Question

A pinball launcher is a spring with spring constant k = 65.0 N/m. It is compressed a distance of 8.00 cm and a ball of mass 0.100 kg is placed in front of it. When the spring is released, the ball rolls up the incline of the pinball machine. Assuming that it does not hit anything and that no energy is lost to friction, what vertical height does the ball gain before coming momentarily to rest?

Answer 1

Answer:

The maximum height reached by the ball is 0.212 meters (21.2 centimeters).

Explanation:

In this case, the ball receives a potential energy from deformed spring and reaches its maximum height at the expense of such energy. By Principle of Energy Conservation, we define the phenomenon on the ball by the following model:

$U_{k,1}+U_{g,1} = U_{k,2}+U_{g,2}$ (1)

Where:

$U_{k,1}$, $U_{k,2}$ - Initial and final elastic potential energies, measured in joules.

$U_{g,1}$, $U_{g,2}$ - Initial and final gravitational potential energies, measured in joules.

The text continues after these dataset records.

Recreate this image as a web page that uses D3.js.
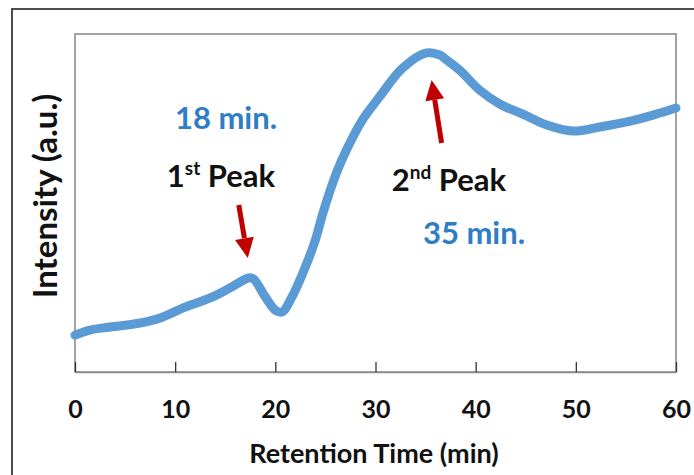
<!DOCTYPE html>
<html>
<head>
<meta charset="utf-8">
<script src="https://cdn.jsdelivr.net/npm/d3@7"></script>
<style>
  html, body { margin: 0; padding: 0; background: #fff; }
  svg { display: block; }
  text { font-family: Lato, "Open Sans", sans-serif; font-weight: bold; }
</style>
</head>
<body>
<div id="chart"></div>
<script>
// Chromatogram trace: retention time (min) vs intensity (arbitrary units, 0-100)
const retentionTime = [0, 1.5, 3.5, 6.5, 8.5, 11, 13.5, 15.5, 17.3, 17.8, 19, 20, 20.7, 21.5, 22.75,
  24, 24.75, 26.1, 27.1, 28.7, 30.4, 32.7, 35.1, 36.4, 37.1, 38.4, 40.4, 42.4, 44.7, 47.1, 49.7,
  52.4, 55.1, 57.7, 60];
const intensity = [10.9, 12.4, 13.3, 14.5, 16.0, 19.2, 21.9, 24.9, 27.8, 27.6, 22.2, 18.3, 17.8, 21.3, 29.3,
  39.1, 47.0, 58.9, 65.7, 74.6, 81.4, 89.9, 94.4, 93.8, 92.3, 89.3, 83.4, 79.3, 76.3, 73.1, 71.3,
  72.5, 74.0, 76.0, 78.1];
const xTicks = [0, 10, 20, 30, 40, 50, 60];
const peakTimes = ["18 min.", "35 min."];
const peakNames = [["1", "st", " Peak"], ["2", "nd", " Peak"]];

const W = 694, H = 475;
const margin = { left: 75, top: 34, right: 18, bottom: 103 };
const plotW = W - margin.left - margin.right;
const plotH = H - margin.top - margin.bottom;

const svg = d3.select("#chart").append("svg").attr("width", W).attr("height", H);

// outer frame
svg.append("rect").attr("x", 12).attr("y", 9).attr("width", W + 20).attr("height", H + 20)
  .attr("fill", "none").attr("stroke", "#3a3a3a").attr("stroke-width", 1.8);

const x = d3.scaleLinear().domain([0, 60]).range([margin.left, margin.left + plotW]);
const y = d3.scaleLinear().domain([0, 100]).range([margin.top + plotH, margin.top]);

// plot area box
svg.append("rect").attr("x", margin.left).attr("y", margin.top)
  .attr("width", plotW).attr("height", plotH)
  .attr("fill", "none").attr("stroke", "#8c8c8c").attr("stroke-width", 1.6);

// x axis with inward ticks
const xAxis = svg.append("g").attr("transform", `translate(0,${margin.top + plotH})`)
  .call(d3.axisBottom(x).tickValues(xTicks).tickFormat(d3.format("d"))
    .tickSizeInner(-10).tickSizeOuter(0));
xAxis.select(".domain").attr("stroke", "#8c8c8c").attr("stroke-width", 1.6);
xAxis.selectAll(".tick line").attr("stroke", "#333").attr("stroke-width", 1.3);
xAxis.selectAll(".tick text").attr("y", 46).attr("dy", 0)
  .attr("font-size", 25).attr("fill", "#111")
  .style("font-family", "Lato, sans-serif").style("font-weight", "bold");

// axis titles
svg.append("text").attr("x", 374).attr("y", 463).attr("text-anchor", "middle")
  .attr("font-size", 27).attr("fill", "#111").text("Retention Time (min)");
svg.append("text").attr("transform", "translate(57,196) rotate(-90)").attr("text-anchor", "middle")
  .attr("font-size", 33).attr("fill", "#111").text("Intensity (a.u.)");

// trace
const line = d3.line().x((d, i) => x(retentionTime[i])).y(d => y(d)).curve(d3.curveCatmullRom.alpha(0.5));
svg.append("path").datum(intensity).attr("d", line)
  .attr("fill", "none").attr("stroke", "#5b9bd5").attr("stroke-width", 9)
  .attr("stroke-linecap", "round").attr("stroke-linejoin", "round");

// annotations
const blue = "#2e7dc6", red = "#c00000";
svg.append("text").attr("x", 226).attr("y", 129).attr("text-anchor", "middle")
  .attr("font-size", 31).attr("fill", blue).text(peakTimes[0]);
svg.append("text").attr("x", 474).attr("y", 244).attr("text-anchor", "middle")
  .attr("font-size", 31).attr("fill", blue).text(peakTimes[1]);

function peakLabel(cx, py, parts) {
  const t = svg.append("text").attr("x", cx).attr("y", py).attr("text-anchor", "middle")
    .attr("font-size", 31).attr("fill", "#111");
  t.append("tspan").text(parts[0]);
  t.append("tspan").attr("font-size", 19).attr("dy", -12).text(parts[1]);
  t.append("tspan").attr("dy", 12).text(parts[2]);
}
peakLabel(221, 187, peakNames[0]);
peakLabel(449, 191, peakNames[1]);

function arrow(x1, y1, x2, y2) {
  const ang = Math.atan2(y2 - y1, x2 - x1);
  const headL = 20, headW = 9.5;
  const bx = x2 - headL * Math.cos(ang), by = y2 - headL * Math.sin(ang);
  svg.append("line").attr("x1", x1).attr("y1", y1).attr("x2", bx).attr("y2", by)
    .attr("stroke", red).attr("stroke-width", 5);
  const px = -Math.sin(ang), py = Math.cos(ang);
  svg.append("path")
    .attr("d", `M${x2},${y2}L${bx + px * headW},${by + py * headW}L${bx - px * headW},${by - py * headW}Z`)
    .attr("fill", red);
}
arrow(x(16.35), 205, x(17.25), 258);
arrow(x(36.6), 143, x(35.6), 80);
</script>
</body>
</html>
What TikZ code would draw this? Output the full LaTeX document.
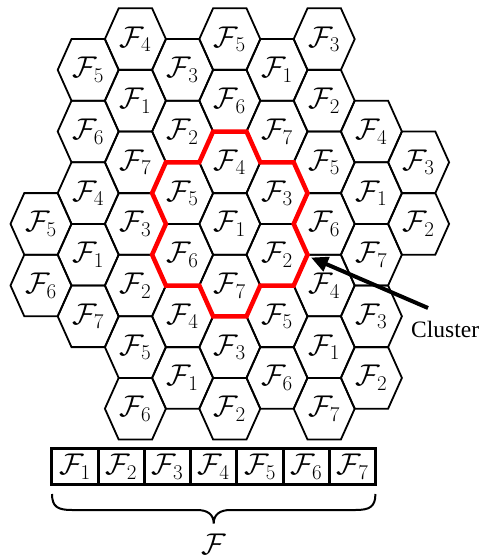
\RequirePackage{fix-cm}
\documentclass[tikz,border=0pt]{standalone}
\usepackage{fontspec}
\newfontfamily\clusterfont{Liberation Serif}
\usetikzlibrary{arrows.meta}
\tikzset{
  hexline/.style={line width=1.8pt, black},
  redline/.style={line width=4.5pt, red},
  lab/.style={font=\fontsize{30}{36}\selectfont, inner sep=0pt},
  fbox/.style={draw, line width=3pt, minimum width=46.3pt, minimum height=36pt, inner sep=0pt, font=\fontsize{30}{36}\selectfont},
}
\begin{document}
\begin{tikzpicture}[x=1pt, y=-1pt]
\useasboundingbox (0,0) rectangle (481,559);
\foreach \i/\k/\n in {0/6/5, 0/8/6,
  1/1/5, 1/3/6, 1/5/4, 1/7/1, 1/9/7,
  2/0/4, 2/2/1, 2/4/7, 2/6/3, 2/8/2, 2/10/5, 2/12/6,
  3/1/3, 3/3/2, 3/5/5, 3/7/6, 3/9/4, 3/11/1,
  4/0/5, 4/2/6, 4/4/4, 4/6/1, 4/8/7, 4/10/3, 4/12/2,
  5/1/1, 5/3/7, 5/5/3, 5/7/2, 5/9/5, 5/11/6,
  6/0/3, 6/2/2, 6/4/5, 6/6/6, 6/8/4, 6/10/1, 6/12/7,
  7/3/4, 7/5/1, 7/7/7, 7/9/3, 7/11/2,
  8/4/3, 8/6/2} {
  \pgfmathsetmacro\cx{41+47.2*\i}
  \pgfmathsetmacro\cy{39.1+30.8*\k}
  \draw[hexline] (\cx-30.5,\cy) -- (\cx-16.7,\cy-30.8) -- (\cx+16.7,\cy-30.8) -- (\cx+30.5,\cy) -- (\cx+16.7,\cy+30.8) -- (\cx-16.7,\cy+30.8) -- cycle;
  \node[lab] (h\i-\k) at (\cx,\cy) {$\mathcal{F}_{\n}$};
}
% cluster outline
\draw[redline] (213.1,131.5) -- (246.5,131.5) -- (260.3,162.3) -- (293.7,162.3) -- (307.5,193.1) -- (293.7,223.9) -- (307.5,254.7) -- (293.7,285.5) -- (260.3,285.5) -- (246.5,316.3) -- (213.1,316.3) -- (199.3,285.5) -- (165.9,285.5) -- (152.1,254.7) -- (165.9,223.9) -- (152.1,193.1) -- (165.9,162.3) -- (199.3,162.3) -- cycle;
% cluster label and arrow
\node[font=\clusterfont\fontsize{23.5}{28}\selectfont, inner sep=0pt, anchor=west] (cluster) at (411,329) {Cluster};
\coordinate (astart) at (428,308);
\coordinate (atip) at (311,257.5);
\draw[line width=4pt, -{Triangle[length=17pt,width=15pt]}] (astart) -- (atip);
% frequency boxes
\foreach \i in {1,...,7} {
  \node[fbox] (b\i) at ({51.7+46.3*(\i-0.5)},466.5) {$\mathcal{F}_{\i}$};
}
% brace
\draw[line width=2pt] (52,494) .. controls (52,507) and (58,510) .. (72,510) -- (197,510) .. controls (207,510) and (213.7,514) .. (213.7,523.5) .. controls (213.7,514) and (220.4,510) .. (230.4,510) -- (355.4,510) .. controls (369.4,510) and (375.4,507) .. (375.4,494);
\node[lab] (ftotal) at (213.7,544) {$\mathcal{F}$};
\end{tikzpicture}
\end{document}
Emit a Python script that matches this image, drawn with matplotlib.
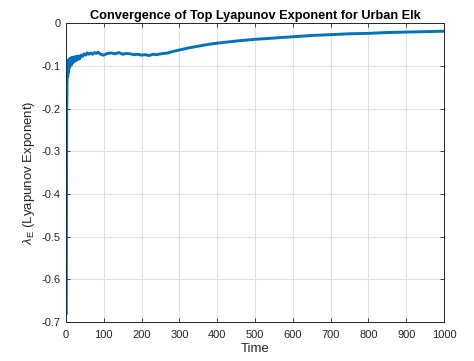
import matplotlib
matplotlib.use("Agg")
import matplotlib.pyplot as plt

time = [1, 2, 3, 4, 5, 6, 7, 8, 9, 10, 11, 12, 13, 14, 15, 16, 17, 18, 19, 20,
        22, 24, 26, 28, 30, 33, 36, 40, 44, 48, 52, 56, 60, 65, 70, 75, 80, 85,
        90, 95, 100, 110, 120, 130, 140, 150, 160, 170, 180, 190, 200, 210, 220,
        230, 240, 250, 260, 270, 280, 300, 325, 350, 375, 400, 450, 500, 550,
        600, 650, 700, 750, 800, 850, 900, 950, 1000]
lyap = [-0.68, -0.25, -0.14, -0.11, -0.125, -0.095, -0.115, -0.085, -0.105, -0.09,
        -0.1, -0.082, -0.097, -0.085, -0.098, -0.08, -0.094, -0.083, -0.092, -0.08,
        -0.09, -0.079, -0.088, -0.078, -0.086, -0.077, -0.084, -0.075, -0.078, -0.072,
        -0.075, -0.07, -0.073, -0.07, -0.073, -0.069, -0.071, -0.068, -0.072, -0.074,
        -0.075, -0.071, -0.07, -0.072, -0.069, -0.073, -0.071, -0.072, -0.074, -0.073,
        -0.075, -0.074, -0.076, -0.073, -0.074, -0.072, -0.071, -0.07, -0.067, -0.063,
        -0.058, -0.054, -0.05, -0.047, -0.042, -0.038, -0.035, -0.032, -0.029, -0.027,
        -0.025, -0.024, -0.022, -0.021, -0.02, -0.019]

xticks = [0, 100, 200, 300, 400, 500, 600, 700, 800, 900, 1000]
yticks = [-0.7, -0.6, -0.5, -0.4, -0.3, -0.2, -0.1, 0]
yticklabels = ["-0.7", "-0.6", "-0.5", "-0.4", "-0.3", "-0.2", "-0.1", "0"]

plt.rcParams['font.family'] = ['Liberation Sans', 'DejaVu Sans']
plt.rcParams['mathtext.fontset'] = 'custom'
plt.rcParams['mathtext.rm'] = 'Liberation Sans'
plt.rcParams['mathtext.it'] = 'Liberation Sans:italic'

fig = plt.figure(figsize=(4.74, 3.61), dpi=100)
ax = fig.add_axes([0.139, 0.108, 0.798, 0.828])
axcol = (0.15, 0.15, 0.15)
ax.plot(time, lyap, color=(0, 0.447, 0.741), lw=2.1)
ax.set_xlim(0, 1000)
ax.set_ylim(-0.7, 0)
ax.set_xticks(xticks)
ax.set_yticks(yticks)
ax.set_yticklabels(yticklabels)
ax.grid(True, color=(0.88, 0.88, 0.88), lw=0.8)
ax.set_axisbelow(True)
ax.tick_params(axis='x', pad=6)
ax.tick_params(axis='y', pad=4)
ax.tick_params(direction='in', top=True, right=True, labelsize=8, colors=axcol,
               length=3, width=0.6)
for s in ax.spines.values():
    s.set_color(axcol)
    s.set_linewidth(0.7)
ax.set_title("Convergence of Top Lyapunov Exponent for Urban Elk",
             fontsize=9.2, fontweight='bold', pad=3)
ax.set_xlabel("Time", fontsize=9.5, color=axcol, labelpad=2)
ax.set_ylabel(r"$\lambda_{\rm E}$ (Lyapunov Exponent)", fontsize=9.5, color=axcol, labelpad=3)
fig.savefig("out.png", dpi=100)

By definitions of elastic and gravitational potential energies, we expand and simplify the equation above as follows:

$\frac{1}{2}\cdot k\cdot x^{2} = m\cdot g \cdot \Delta y$ (2)

Where:

$m$ - Mass of the ball, measured in kilograms.

$g$ - Gravitational acceleration, measured in meters per square second. .

$\Delta y$ - Height reached by the ball, measured in meters.

$k$ - Spring constant, measured in newtons per meter.

$x$ - Spring deformation, measured in meters.

If we know that $k = 65\,\frac{N}{m}$, $x = 0.08\,m$, $m = 0.1\,kg$ and $g = 9.807\,\frac{m}{s^{2}}$, then the maximum height reached by the ball is:

$\Delta y = \frac{k\cdot x^{2}}{2\cdot m\cdot g}$ (2)

$\Delta y = \frac{\left(65\,\frac{N}{m} \right)\cdot \left(0.08\,m\right)^{2}}{2\cdot (0.1\,kg)\cdot \left(9.807\,\frac{m}{s^{2}} \right)}$

$\Delta y = 0.212\,m$

The maximum height reached by the ball is 0.212 meters (21.2 centimeters).